Italian football club

Associazione Sportiva Dilettantistica Vallée d’Aoste Charvensod is an Italian association football club, based in Charvensod, Aosta Valley.

The club currently plays in Promozione Piedmont and Aosta Valley.

==History==

===From Aosta Calcio Charvensod to Vallée d’Aoste Charvensod===
U.S. Aosta Calcio Charvensod was founded in 2004 after the merger of A.S. Aosta 2000 and Charvensod Sant’Orso.

In 2007 it became A.S.D. Charvensod Aosta.

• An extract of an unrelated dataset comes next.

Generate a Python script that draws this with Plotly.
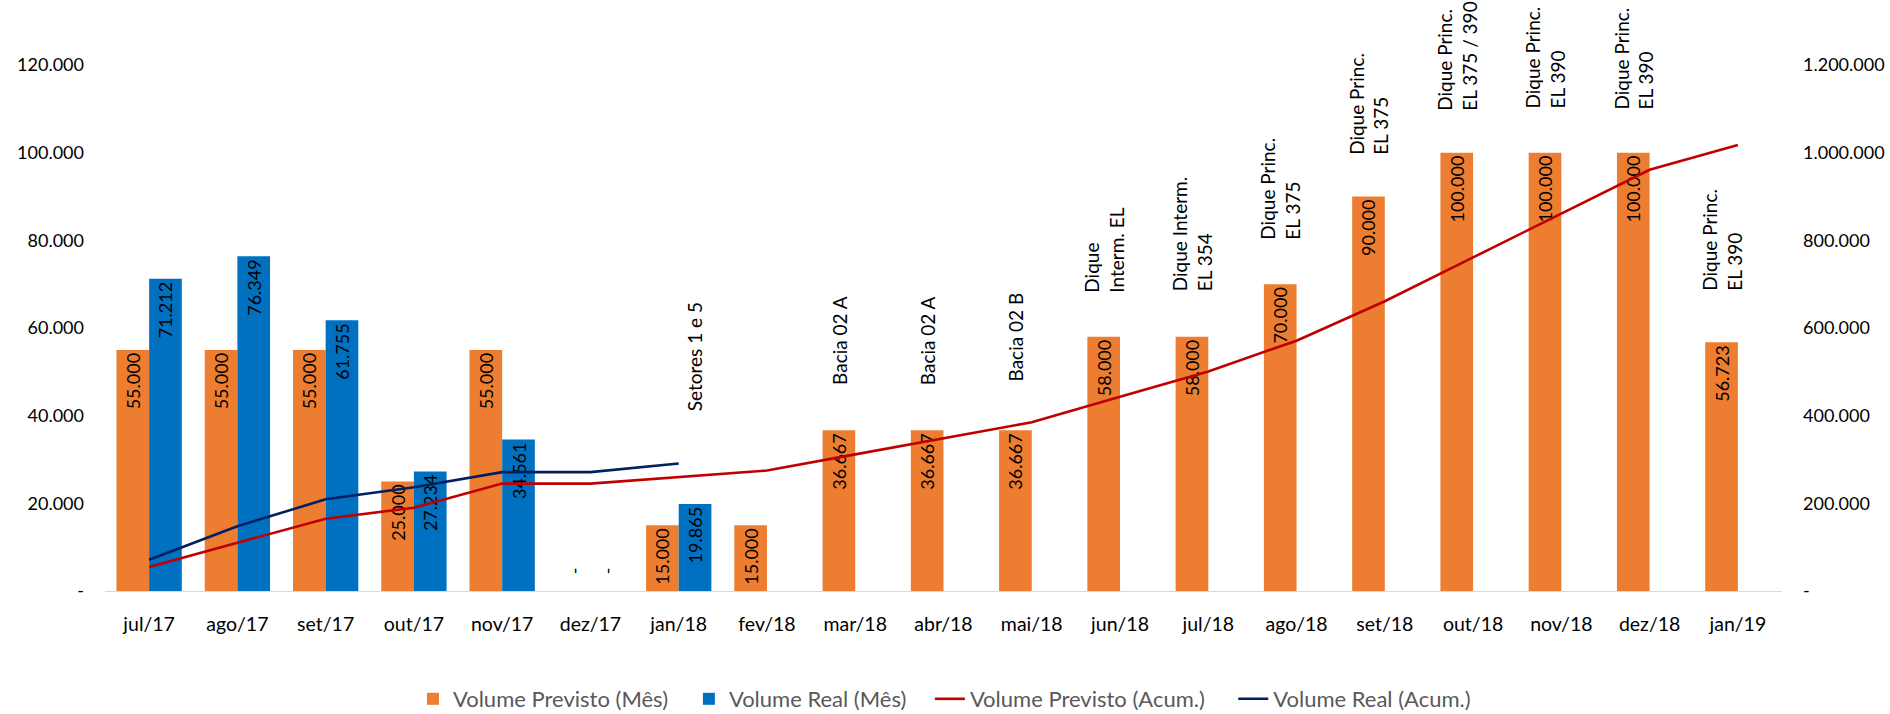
import plotly.graph_objects as go

months = ["jul/17", "ago/17", "set/17", "out/17", "nov/17", "dez/17", "jan/18",
          "fev/18", "mar/18", "abr/18", "mai/18", "jun/18", "jul/18", "ago/18",
          "set/18", "out/18", "nov/18", "dez/18", "jan/19"]

previsto_mes = [55000, 55000, 55000, 25000, 55000, 0, 15000, 15000, 36667, 36667,
                36667, 58000, 58000, 70000, 90000, 100000, 100000, 100000, 56723]

real_mes = [71212, 76349, 61755, 27234, 34561, 0, 19865, None, None, None, None,
            None, None, None, None, None, None, None, None]

previsto_acum = [55000, 110000, 165000, 190000, 245000, 245000, 260000, 275000,
                 311667, 348334, 385001, 443001, 501001, 571001, 661001, 761001,
                 861001, 961001, 1017724]

real_acum = [71212, 147561, 209316, 236550, 271111, 271111, 290976, None, None,
             None, None, None, None, None, None, None, None, None, None]

stage_months = ["jan/18", "mar/18", "abr/18", "mai/18", "jun/18", "jul/18",
                "ago/18", "set/18", "out/18", "nov/18", "dez/18", "jan/19"]
stage_texts = ["Setores 1 e 5", "Bacia 02 A", "Bacia 02 A", "Bacia 02 B",
               "Dique<br>Interm. EL", "Dique Interm.<br>EL 354",
               "Dique Princ.<br>EL 375", "Dique Princ.<br>EL 375",
               "Dique Princ.<br>EL 375 / 390", "Dique Princ.<br>EL 390",
               "Dique Princ.<br>EL 390", "Dique Princ.<br>EL 390"]
stage_series = ["real", "prev", "prev", "prev", "prev", "prev", "prev", "prev",
                "prev", "prev", "prev", "prev"]
# label base heights (left axis units)
stage_base = [40600, 46500, 46500, 47400, 67500, 68000, 79600, 99000, 109000,
              109700, 109300, 68000]

left_ticks = [0, 20000, 40000, 60000, 80000, 100000, 120000]
left_ticktext = ["-", "20.000", "40.000", "60.000", "80.000", "100.000", "120.000"]
right_ticks = [0, 200000, 400000, 600000, 800000, 1000000, 1200000]
right_ticktext = ["-", "200.000", "400.000", "600.000", "800.000", "1.000.000", "1.200.000"]

FONT = "Lato"
ORANGE = "#ED7D31"
BLUE = "#0070C0"
RED = "#C00000"
NAVY = "#002060"


def fmt(v):
    if v is None:
        return None
    if v == 0:
        return "\u00a0\u00a0\u00a0-"
    return f"{v:,}".replace(",", ".")


def pos(v):
    return "outside" if (v == 0) else "inside"


fig = go.Figure()

fig.add_trace(go.Bar(
    x=months, y=previsto_mes, name="Volume Previsto (Mês)", legend="legend",
    marker=dict(color=ORANGE, line=dict(width=0)),
    text=[fmt(v) for v in previsto_mes],
    textposition=[pos(v) for v in previsto_mes],
    insidetextanchor="end", textangle=-90, constraintext="none",
    textfont=dict(family=FONT, size=18, color="black"),
    cliponaxis=False,
))
fig.add_trace(go.Bar(
    x=months, y=real_mes, name="Volume Real (Mês)", legend="legend2",
    marker=dict(color=BLUE, line=dict(width=0)),
    text=[fmt(v) for v in real_mes],
    textposition=[pos(v) for v in real_mes],
    insidetextanchor="end", textangle=-90, constraintext="none",
    textfont=dict(family=FONT, size=18, color="black"),
    cliponaxis=False,
))
fig.add_trace(go.Scatter(
    x=months, y=previsto_acum, name="Volume Previsto (Acum.)", yaxis="y2",
    legend="legend3", mode="lines", line=dict(color=RED, width=2.6),
))
fig.add_trace(go.Scatter(
    x=months, y=real_acum, name="Volume Real (Acum.)", yaxis="y2",
    legend="legend4", mode="lines", line=dict(color=NAVY, width=2.6),
))

annotations = []
for m, t, s, b in zip(stage_months, stage_texts, stage_series, stage_base):
    annotations.append(dict(
        x=m, y=b, xref="x", yref="y", text=t, showarrow=False,
        textangle=-90, xanchor="center", yanchor="bottom", align="left",
        xshift=16 if s == "real" else -16,
        font=dict(family=FONT, size=19, color="black"),
    ))


def legend_at(xc):
    return dict(orientation="h", xref="container", x=xc, xanchor="left",
                yref="container", y=0.021, yanchor="middle",
                font=dict(family=FONT, size=22, color="#595959"),
                itemwidth=30, bgcolor="rgba(0,0,0,0)")


fig.update_layout(
    width=1890, height=714,
    margin=dict(l=105, r=108, t=65, b=123, autoexpand=False),
    paper_bgcolor="white", plot_bgcolor="white",
    barmode="group", bargap=0.26, bargroupgap=0,
    font=dict(family=FONT, size=18, color="black"),
    showlegend=True,
    legend=legend_at(0.2185),
    legend2=legend_at(0.3645),
    legend3=legend_at(0.4920),
    legend4=legend_at(0.6525),
    xaxis=dict(type="category", showline=True, linecolor="#D9D9D9", linewidth=1,
               ticks="", showgrid=False, zeroline=False,
               tickfont=dict(family=FONT, size=19.5, color="black"),
               ticklabelstandoff=16),
    yaxis=dict(range=[0, 120000], tickvals=left_ticks, ticktext=left_ticktext,
               showgrid=False, zeroline=False, showline=False, ticks="",
               tickfont=dict(family=FONT, size=18, color="black"),
               ticklabelstandoff=20),
    yaxis2=dict(range=[0, 1200000], tickvals=right_ticks, ticktext=right_ticktext,
                overlaying="y", side="right", showgrid=False, zeroline=False,
                showline=False, ticks="",
                tickfont=dict(family=FONT, size=18, color="black"),
                ticklabelstandoff=20),
    annotations=annotations,
)

fig.write_html("out.html", config={"displayModeBar": False},
               post_script="document.body.style.margin='0px';")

In the summer of 2010 the club, who had just been relegated to Prima Categoria, changes its name in A.S.D. Vallée d’Aoste Charvensod, in order to continue so the tradition of the former Valle d'Aosta Calcio which had been dissolved and ostensibly represented the Aosta Valley region, however, the club never formally acquired the sports title and assets.

The team was promoted from Prima Categoria Piedmont and Aosta to Promozione Piedmont and Aosta Valley in the 2010–11 season.